Work to be completed:
Find how many lines of the listing include the string "this", and report only that figure.
## start Data supplied
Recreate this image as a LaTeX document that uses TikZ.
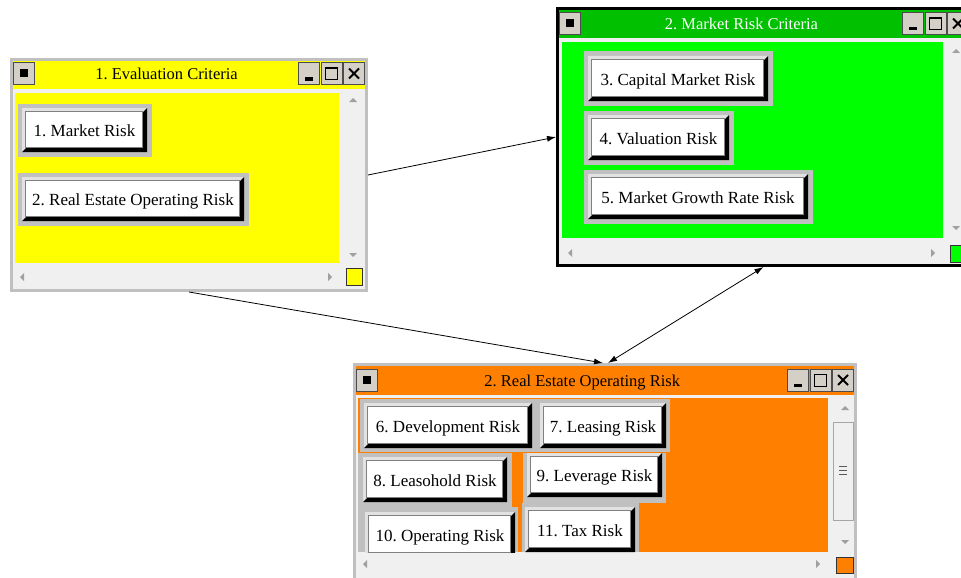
\documentclass[tikz,border=0pt]{standalone}
\usepackage{fontspec}
\setmainfont{Liberation Serif}
\usetikzlibrary{arrows.meta,calc}
\frenchspacing

\definecolor{framegray}{HTML}{C0C0C0}
\definecolor{winbg}{HTML}{F0F0F0}
\definecolor{capgray}{HTML}{D4D0C8}
\definecolor{bevelgray}{HTML}{E2E2E2}
\definecolor{arrowgray}{HTML}{A0A0A0}
\definecolor{evalyellow}{HTML}{FFFF00}
\definecolor{mkttitle}{HTML}{00C000}
\definecolor{mktgreen}{HTML}{00FF00}
\definecolor{reorange}{HTML}{FF8000}

\begin{document}
\begin{tikzpicture}[x=1pt,y=-1pt,
  win/.style={fill=winbg, line width=3pt, inner sep=0pt},
  capbtn/.style={fill=capgray, draw=gray!60!black, line width=0.8pt, minimum width=21, minimum height=22, inner sep=0pt},
  btn/.style={fill=white, inner sep=0pt, text height=13.5pt, text depth=0pt, font=\fontsize{17}{20}\selectfont,
    path picture={
      \fill[bevelgray] (path picture bounding box.south west) -- (path picture bounding box.north west) -- (path picture bounding box.north east) -- ++(-3pt,-3pt) -- ([shift={(3pt,-3pt)}]path picture bounding box.north west) -- ([shift={(3pt,3pt)}]path picture bounding box.south west) -- cycle;
      \fill[black] (path picture bounding box.south west) -- (path picture bounding box.south east) -- (path picture bounding box.north east) -- ++(-4pt,-4pt) -- ([shift={(-4pt,4pt)}]path picture bounding box.south east) -- ([shift={(4pt,4pt)}]path picture bounding box.south west) -- cycle;
      \draw[gray, line width=0.8pt] ([shift={(3.4pt,-3.4pt)}]path picture bounding box.north west) rectangle ([shift={(-4.4pt,4.4pt)}]path picture bounding box.south east);
    }},
  framed/.style={preaction={draw=framegray, line width=9pt}},
  link/.style={line width=0.8pt, -{Latex[length=9pt,width=6pt]}},
  both/.style={line width=0.8pt, {Latex[length=9pt,width=6pt]}-{Latex[length=9pt,width=6pt]}}]

\clip (0,0) rectangle (961,578);
\fill[white] (0,0) rectangle (961,578);

% 1. Evaluation Criteria
\node[win, draw=framegray, minimum width=355, minimum height=231] (evalwin) at (189,175) {};
\fill[evalyellow] (13,61) rectangle (365,89);
\fill[evalyellow] (15,93) rectangle (339,263);
\fill[arrowgray] (349,102) -- (357,102) -- (353,98) -- cycle;
\fill[arrowgray] (349,253) -- (357,253) -- (353,257) -- cycle;
\fill[arrowgray] (24,273) -- (24,281) -- (20,277) -- cycle;
\fill[arrowgray] (328,273) -- (328,281) -- (332,277) -- cycle;
\filldraw[fill=evalyellow, draw=gray!40!black] (346,268) rectangle (362,285);
\node[btn, framed, minimum width=125, minimum height=44] (mktrisk) at (84.5,130) {1. Market Risk};
\node[btn, framed, minimum width=222, minimum height=44] (reoprisk) at (133,199) {2. Real Estate Operating Risk};

% 2. Market Risk Criteria
\node[win, draw=black, minimum width=412, minimum height=257] (mktwin) at (763.5,137) {};
\fill[mkttitle] (559,10) rectangle (968,38);
\fill[mktgreen] (562,42) rectangle (943,238);
\fill[arrowgray] (952,53) -- (960,53) -- (956,49) -- cycle;
\fill[arrowgray] (952,226) -- (960,226) -- (956,230) -- cycle;
\fill[arrowgray] (572,249) -- (572,257) -- (568,253) -- cycle;
\fill[arrowgray] (931,249) -- (931,257) -- (935,253) -- cycle;
\filldraw[fill=mktgreen, draw=gray!40!black] (950,245) rectangle (967,262);
\node[btn, framed, minimum width=180, minimum height=45] (caprisk) at (678,78.5) {3. Capital Market Risk};
\node[btn, framed, minimum width=141, minimum height=45] (valrisk) at (658.5,137.5) {4. Valuation Risk};
\node[btn, framed, minimum width=220, minimum height=45] (growrisk) at (698,196.5) {5. Market Growth Rate Risk};

% 2. Real Estate Operating Risk
\node[win, draw=framegray, minimum width=501, minimum height=217] (rewin) at (605,473) {};
\fill[reorange] (356,366) rectangle (854,395);
\fill[reorange] (358,398) rectangle (828,552);
\fill[framegray] (360,399) rectangle (670,452);
\fill[framegray] (358,453) rectangle (512,507);
\fill[framegray] (523,453) rectangle (666,503);
\fill[framegray] (358,507) rectangle (518,552);
\fill[framegray] (522,503) rectangle (639,552);
\node[btn, minimum width=168, minimum height=45] (devrisk) at (448,425.5) {6. Development Risk};
\node[btn, minimum width=126, minimum height=45] (leasrisk) at (603,425.5) {7. Leasing Risk};
\node[btn, minimum width=144, minimum height=45] (holdrisk) at (435,479.5) {8. Leasohold Risk};
\node[btn, minimum width=135, minimum height=44] (levrisk) at (594.5,475) {9. Leverage Risk};
\node[btn, minimum width=150, minimum height=45] (oprisk) at (440,534.5) {10. Operating Risk};
\node[btn, minimum width=110, minimum height=45] (taxrisk) at (580,529.5) {11. Tax Risk};
\fill[winbg] (358,553) rectangle (830,577);
\filldraw[fill=gray!12, draw=gray!70] (833,422) rectangle (853,520);
\draw[gray!70!black, line width=0.8pt] (839,466) -- (847,466) (839,470) -- (847,470) (839,474) -- (847,474);
\fill[arrowgray] (841,410) -- (849,410) -- (845,406) -- cycle;
\fill[arrowgray] (841,540) -- (849,540) -- (845,544) -- cycle;
\fill[arrowgray] (367,560) -- (367,568) -- (363,564) -- cycle;
\fill[arrowgray] (816,560) -- (816,568) -- (820,564) -- cycle;
\filldraw[fill=reorange, draw=gray!40!black] (836,557) rectangle (853,573);

% title bars
\foreach \i/\ix/\cx/\cy/\tcol/\ttl in {1/24/298/73.5/black/{1. Evaluation Criteria}, 2/570/902/23.5/white/{2. Market Risk Criteria}, 3/366.5/787/380/black/{2. Real Estate Operating Risk}}{
  \node[capbtn] (icon\i) at (\ix,\cy) {\rule{8pt}{8pt}};
  \node[capbtn] (min\i) at (\cx+11,\cy) {};
  \node[capbtn] (max\i) at (\cx+33.5,\cy) {};
  \node[capbtn] (close\i) at (\cx+56,\cy) {};
  \node[text=\tcol, font=\fontsize{16.5}{20}\selectfont, text height=12.5pt, text depth=0pt] (title\i) at ($(icon\i.east)!0.5!(min\i.west)$) {\ttl};
  \fill ([shift={(-4pt,-7pt)}]min\i.center) rectangle ++(8pt,3pt);
  \draw[line width=1pt] ([shift={(-6pt,-6pt)}]max\i.center) rectangle ([shift={(6pt,6pt)}]max\i.center);
  \draw[line width=1.8pt] ([shift={(-6pt,5.5pt)}]max\i.center) -- ([shift={(6pt,5.5pt)}]max\i.center);
  \draw[line width=1.8pt] ([shift={(-5pt,-5pt)}]close\i.center) -- ([shift={(5pt,5pt)}]close\i.center) ([shift={(-5pt,5pt)}]close\i.center) -- ([shift={(5pt,-5pt)}]close\i.center);
}

\draw[link] (evalwin.east) -- (mktwin.west);
\draw[link] (evalwin.south) -- ([xshift=-2pt]rewin.north);
\draw[both] ([xshift=3pt]rewin.north) -- (mktwin.south);
\end{tikzpicture}
\end{document}
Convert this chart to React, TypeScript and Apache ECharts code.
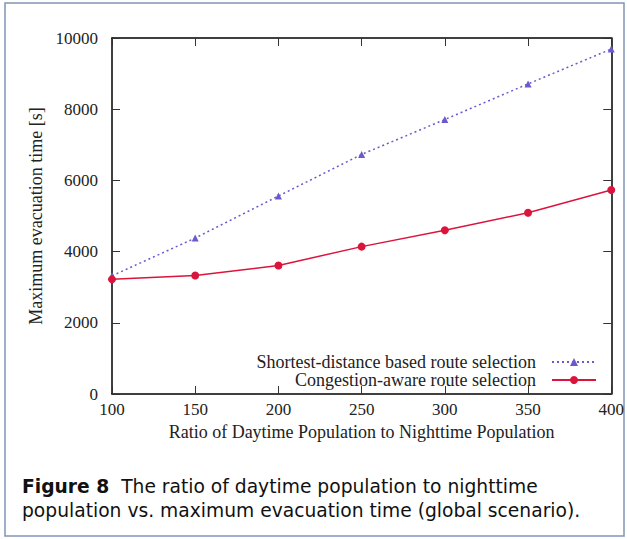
import React, { useEffect, useRef } from "react";
import * as echarts from "echarts";

const ratios = [100, 150, 200, 250, 300, 350, 400];
const shortestTimes = [3320, 4380, 5560, 6730, 7710, 8710, 9690];
const congestionTimes = [3220, 3330, 3610, 4140, 4600, 5090, 5730];
const seriesNames = ["Shortest-distance based route selection", "Congestion-aware route selection"];
const xTitle = "Ratio of Daytime Population to Nighttime Population";
const yTitle = "Maximum evacuation time [s]";
const captionBold = "Figure 8";
const captionLine1 = "The ratio of daytime population to nighttime";
const captionLine2 = "population vs. maximum evacuation time (global scenario).";

const SERIF = "'Liberation Serif', 'DejaVu Serif', serif";
const SANS = "'DejaVu Sans', 'Open Sans', sans-serif";

export default function App() {
  const ref = useRef<HTMLDivElement>(null);
  useEffect(() => {
    const chart = echarts.init(ref.current!, undefined, { renderer: "svg" });
    const axisCommon = {
      type: "value" as const,
      axisLine: { show: true, onZero: false, lineStyle: { color: "#000", width: 1.5 } },
      axisTick: { show: true, inside: true, length: 8, lineStyle: { color: "#333", width: 1 } },
      splitLine: { show: false },
    };
    const plain = (v: number) => String(v);
    chart.setOption({
      animation: false,
      backgroundColor: "#fff",
      grid: { left: 112, top: 38, right: 12, bottom: 145, containLabel: false },
      xAxis: [
        {
          ...axisCommon,
          position: "bottom",
          min: 100,
          max: 400,
          interval: 50,
          name: xTitle,
          nameLocation: "middle",
          nameGap: 25,
          nameTextStyle: { fontFamily: SERIF, fontSize: 18, color: "#222" },
          axisLabel: { fontFamily: SERIF, fontSize: 17, color: "#222", margin: 7, formatter: plain },
        },
        {
          ...axisCommon,
          position: "top",
          min: 100,
          max: 400,
          interval: 50,
          axisLabel: { show: false },
        },
      ],
      yAxis: [
        {
          ...axisCommon,
          position: "left",
          min: 0,
          max: 10000,
          interval: 2000,
          name: yTitle,
          nameLocation: "middle",
          nameGap: 52,
          nameTextStyle: { fontFamily: SERIF, fontSize: 18, color: "#222" },
          axisLabel: { fontFamily: SERIF, fontSize: 17, color: "#222", margin: 14, formatter: plain },
        },
        {
          ...axisCommon,
          position: "right",
          min: 0,
          max: 10000,
          interval: 2000,
          axisLabel: { show: false },
        },
      ],
      legend: {
        right: 30,
        top: 353,
        padding: 0,
        orient: "vertical",
        align: "right",
        itemWidth: 44,
        itemHeight: 10,
        itemGap: 0,
        textStyle: {
          fontFamily: SERIF,
          fontSize: 18,
          lineHeight: 16,
          color: "#222",
          padding: [0, 11, 0, 0],
        },
        data: seriesNames,
      },
      series: [
        {
          name: seriesNames[0],
          type: "line",
          data: ratios.map((x, i) => [x, shortestTimes[i]]),
          symbol: "triangle",
          symbolSize: 7,
          lineStyle: { color: "#6a5acd", width: 1.5, type: [2, 3] },
          itemStyle: { color: "#6a5acd" },
        },
        {
          name: seriesNames[1],
          type: "line",
          data: ratios.map((x, i) => [x, congestionTimes[i]]),
          symbol: "circle",
          symbolSize: 8,
          lineStyle: { color: "#dc143c", width: 1.5 },
          itemStyle: { color: "#dc143c" },
        },
      ],
      graphic: [
        {
          type: "rect",
          shape: { x: 5, y: 3, width: 619, height: 533 },
          style: { fill: "none", stroke: "#7f95b5", lineWidth: 1.5 },
          silent: true,
          z: -1,
        },
        {
          type: "text",
          left: 22,
          top: 475,
          style: {
            text: `{b|${captionBold}}  ${captionLine1}`,
            fontFamily: SANS,
            fontSize: 18.7,
            lineHeight: 22,
            fill: "#111",
            rich: { b: { fontFamily: SANS, fontSize: 18.7, lineHeight: 22, fontWeight: "bold", fill: "#111" } },
          },
        },
        {
          type: "text",
          left: 22,
          top: 499,
          style: {
            text: captionLine2,
            fontFamily: SANS,
            fontSize: 18.7,
            lineHeight: 22,
            fill: "#111",
          },
        },
      ],
    });
    return () => chart.dispose();
  }, []);
  return (
    <div
      ref={ref}
      style={{ position: "fixed", left: 0, top: 0, width: 627, height: 539, background: "#fff" }}
    />
  );
}
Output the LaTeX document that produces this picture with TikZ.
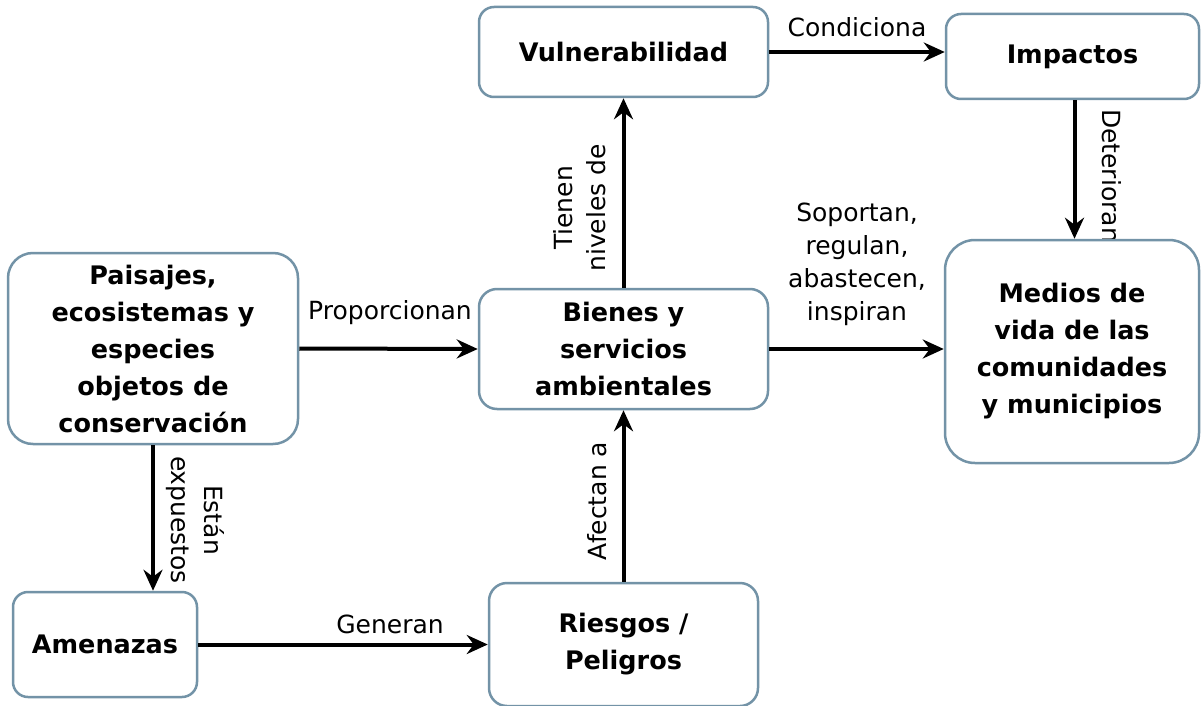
\documentclass[tikz,border=0pt]{standalone}
\usepackage{fontspec}
\setmainfont{DejaVu Sans}
\usetikzlibrary{arrows.meta}
\definecolor{boxline}{HTML}{7393A7}
\tikzset{
  box/.style={draw=boxline, line width=2.5pt, fill=white, align=center,
    font=\bfseries\fontsize{25.5}{37}\selectfont, inner sep=0pt},
  lbl/.style={align=center, font=\fontsize{25}{33}\selectfont, inner sep=0pt},
  conn/.style={line width=4pt, -{Stealth[length=21pt, width=19pt, inset=7pt]}}
}
\begin{document}
\begin{tikzpicture}[x=1pt, y=-1pt]
\useasboundingbox (0,0) rectangle (1201,706);
\node[lbl, rotate=-90] (ldet) at (1112,176) {Deterioran};
\node[box, minimum width=290pt, minimum height=191pt, rounded corners=25pt] (pai) at (153,348.5)
  {Paisajes,\\ecosistemas y\\especies\\objetos de\\conservación};
\node[box, minimum width=289pt, minimum height=90pt, rounded corners=15pt] (vul) at (623.5,52) {Vulnerabilidad};
\node[box, minimum width=253pt, minimum height=85pt, rounded corners=15pt] (imp) at (1072.5,56.5) {Impactos};
\node[box, minimum width=289pt, minimum height=120pt, rounded corners=18pt] (bie) at (623.5,349)
  {Bienes y\\servicios\\ambientales};
\node[box, minimum width=254pt, minimum height=223pt, rounded corners=30pt] (med) at (1072,351.5)
  {Medios de\\vida de las\\comunidades\\y municipios};
\node[box, minimum width=184pt, minimum height=105pt, rounded corners=15pt] (ame) at (105,644.5) {Amenazas};
\node[box, minimum width=269pt, minimum height=123pt, rounded corners=18pt] (rie) at (623.5,644.5)
  {Riesgos /\\Peligros};
% connectors
\draw[conn] (pai.east) -- (bie.west);
\draw[conn] (bie.north) -- (vul.south);
\draw[conn] (vul.east) -- (vul.east -| imp.west);
\draw[conn] ([xshift=2pt]imp.south) -- ([xshift=2pt]imp.south |- med.north);
\draw[conn] (bie.east) -- (bie.east -| med.west);
\draw[conn] (pai.south) -- (pai.south |- ame.north);
\draw[conn] (ame.east) -- (ame.east -| rie.west);
\draw[conn] (rie.north) -- (bie.south);
% labels
\node[lbl] (lpro) at (390,313) {Proporcionan};
\node[lbl] (lcon) at (857,27) {Condiciona};
\node[lbl] (lsop) at (857,264) {Soportan,\\regulan,\\abastecen,\\inspiran};
\node[lbl] (lgen) at (390,624) {Generan};
\node[lbl, rotate=90] (ltie) at (580,208) {Tienen\\niveles de};
\node[lbl, rotate=-90] (lest) at (195,520) {Están\\expuestos};
\node[lbl, rotate=90] (lafe) at (597,501) {Afectan a};
\end{tikzpicture}
\end{document}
## end Data supplied
Full output:
3